Repeat the material verbatim. Images are excluded from the copy.

☆ ☆ ☆ ☆ ☆

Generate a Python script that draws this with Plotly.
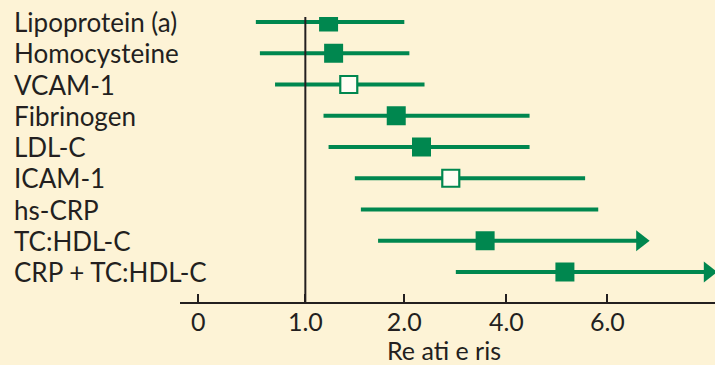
import plotly.graph_objects as go

# Rows (top to bottom)
categories = ["Lipoprotein (a)", "Homocysteine", "VCAM-1", "Fibrinogen", "LDL-C",
              "ICAM-1", "hs-CRP", "TC:HDL-C", "CRP + TC:HDL-C"]
# Values in axis-position units (axis ticks below map positions to relative-risk labels)
ci_low = [0.57, 0.61, 0.76, 1.24, 1.29, 1.55, 1.61, 1.78, 2.55]
ci_high = [2.04, 2.09, 2.24, 3.28, 3.28, 3.83, 3.96, 4.38, 5.05]
estimate = [1.29, 1.34, 1.49, 1.96, 2.21, 2.50, None, 2.84, 3.63]
filled = [True, True, False, True, True, False, None, True, True]
open_ended = [False, False, False, False, False, False, False, True, True]

tick_pos = [0, 1.06, 2.04, 3.05, 4.05]
tick_text = ["0", "1.0", "2.0", "4.0", "6.0"]
ref_line = 1.06
x_title = "Re ati e ris"

GREEN = "#00874f"
BG = "#fdf3d6"
INK = "#231f20"
FONT = "Lato"
FS = 26

fig = go.Figure()
ys = list(range(len(categories)))

for i, (lo, hi, oe) in enumerate(zip(ci_low, ci_high, open_ended)):
    fig.add_trace(go.Scatter(
        x=[lo, hi], y=[i, i], mode="lines+markers" if oe else "lines",
        line=dict(color=GREEN, width=4),
        marker=dict(symbol=["line-ns", "triangle-right"], size=[0, 18],
                    color=GREEN, opacity=1, line=dict(width=0)),
        cliponaxis=False, showlegend=False, hoverinfo="skip"))

fx = [e for e, f in zip(estimate, filled) if f is True]
fy = [i for i, f in zip(ys, filled) if f is True]
ox = [e for e, f in zip(estimate, filled) if f is False]
oy = [i for i, f in zip(ys, filled) if f is False]

fig.add_trace(go.Scatter(x=fx, y=fy, mode="markers",
                         marker=dict(symbol="square", size=19, color=GREEN,
                                     line=dict(width=0)),
                         showlegend=False))
fig.add_trace(go.Scatter(x=ox, y=oy, mode="markers",
                         marker=dict(symbol="square", size=17, color="#fffdf3",
                                     line=dict(width=2.2, color=GREEN)),
                         showlegend=False))

for i, c in enumerate(categories):
    fig.add_annotation(x=-0.314, xref="paper", y=i, yref="y", text=c,
                       showarrow=False, xanchor="left", yanchor="middle",
                       font=dict(family=FONT, size=FS, color=INK))

fig.add_shape(type="line", x0=ref_line, x1=ref_line, xref="x",
              y0=0, y1=1, yref="paper", line=dict(color=INK, width=2))

fig.add_annotation(x=(385 - 180) / 535, xref="paper", y=-0.17, yref="paper",
                   text=x_title, showarrow=False, xanchor="left", yanchor="middle",
                   font=dict(family=FONT, size=25, color=INK))

fig.update_layout(
    width=715, height=365,
    margin=dict(l=180, r=0, t=17, b=63),
    paper_bgcolor=BG, plot_bgcolor=BG,
    font=dict(family=FONT, size=FS, color=INK),
    xaxis=dict(range=[-0.181, 5.116], tickvals=tick_pos, ticktext=tick_text,
               showgrid=False, zeroline=False, showline=True, linecolor=INK,
               linewidth=2, ticks="inside", ticklen=8, tickwidth=2, tickcolor=INK,
               ticklabelstandoff=-3,
               tickfont=dict(family=FONT, size=25, color=INK)),
    yaxis=dict(range=[8.96, -0.16], showgrid=False, zeroline=False,
               showticklabels=False, showline=False),
)

fig.write_html("out.html", config={"displayModeBar": False},
               post_script="document.body.style.margin='0';document.body.style.overflow='hidden';")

☆ ☆ ☆ ☆ ☆

◆ THE REPLY ◆
Generate a Python script that draws this with Plotly.
import plotly.graph_objects as go

# Rows (top to bottom)
categories = ["Lipoprotein (a)", "Homocysteine", "VCAM-1", "Fibrinogen", "LDL-C",
              "ICAM-1", "hs-CRP", "TC:HDL-C", "CRP + TC:HDL-C"]
# Values in axis-position units (axis ticks below map positions to relative-risk labels)
ci_low = [0.57, 0.61, 0.76, 1.24, 1.29, 1.55, 1.61, 1.78, 2.55]
ci_high = [2.04, 2.09, 2.24, 3.28, 3.28, 3.83, 3.96, 4.38, 5.05]
estimate = [1.29, 1.34, 1.49, 1.96, 2.21, 2.50, None, 2.84, 3.63]
filled = [True, True, False, True, True, False, None, True, True]
open_ended = [False, False, False, False, False, False, False, True, True]

tick_pos = [0, 1.06, 2.04, 3.05, 4.05]
tick_text = ["0", "1.0", "2.0", "4.0", "6.0"]
ref_line = 1.06
x_title = "Re ati e ris"

GREEN = "#00874f"
BG = "#fdf3d6"
INK = "#231f20"
FONT = "Lato"
FS = 26

fig = go.Figure()
ys = list(range(len(categories)))

for i, (lo, hi, oe) in enumerate(zip(ci_low, ci_high, open_ended)):
    fig.add_trace(go.Scatter(
        x=[lo, hi], y=[i, i], mode="lines+markers" if oe else "lines",
        line=dict(color=GREEN, width=4),
        marker=dict(symbol=["line-ns", "triangle-right"], size=[0, 18],
                    color=GREEN, opacity=1, line=dict(width=0)),
        cliponaxis=False, showlegend=False, hoverinfo="skip"))

fx = [e for e, f in zip(estimate, filled) if f is True]
fy = [i for i, f in zip(ys, filled) if f is True]
ox = [e for e, f in zip(estimate, filled) if f is False]
oy = [i for i, f in zip(ys, filled) if f is False]

fig.add_trace(go.Scatter(x=fx, y=fy, mode="markers",
                         marker=dict(symbol="square", size=19, color=GREEN,
                                     line=dict(width=0)),
                         showlegend=False))
fig.add_trace(go.Scatter(x=ox, y=oy, mode="markers",
                         marker=dict(symbol="square", size=17, color="#fffdf3",
                                     line=dict(width=2.2, color=GREEN)),
                         showlegend=False))

for i, c in enumerate(categories):
    fig.add_annotation(x=-0.314, xref="paper", y=i, yref="y", text=c,
                       showarrow=False, xanchor="left", yanchor="middle",
                       font=dict(family=FONT, size=FS, color=INK))

fig.add_shape(type="line", x0=ref_line, x1=ref_line, xref="x",
              y0=0, y1=1, yref="paper", line=dict(color=INK, width=2))

fig.add_annotation(x=(385 - 180) / 535, xref="paper", y=-0.17, yref="paper",
                   text=x_title, showarrow=False, xanchor="left", yanchor="middle",
                   font=dict(family=FONT, size=25, color=INK))

fig.update_layout(
    width=715, height=365,
    margin=dict(l=180, r=0, t=17, b=63),
    paper_bgcolor=BG, plot_bgcolor=BG,
    font=dict(family=FONT, size=FS, color=INK),
    xaxis=dict(range=[-0.181, 5.116], tickvals=tick_pos, ticktext=tick_text,
               showgrid=False, zeroline=False, showline=True, linecolor=INK,
               linewidth=2, ticks="inside", ticklen=8, tickwidth=2, tickcolor=INK,
               ticklabelstandoff=-3,
               tickfont=dict(family=FONT, size=25, color=INK)),
    yaxis=dict(range=[8.96, -0.16], showgrid=False, zeroline=False,
               showticklabels=False, showline=False),
)

fig.write_html("out.html", config={"displayModeBar": False},
               post_script="document.body.style.margin='0';document.body.style.overflow='hidden';")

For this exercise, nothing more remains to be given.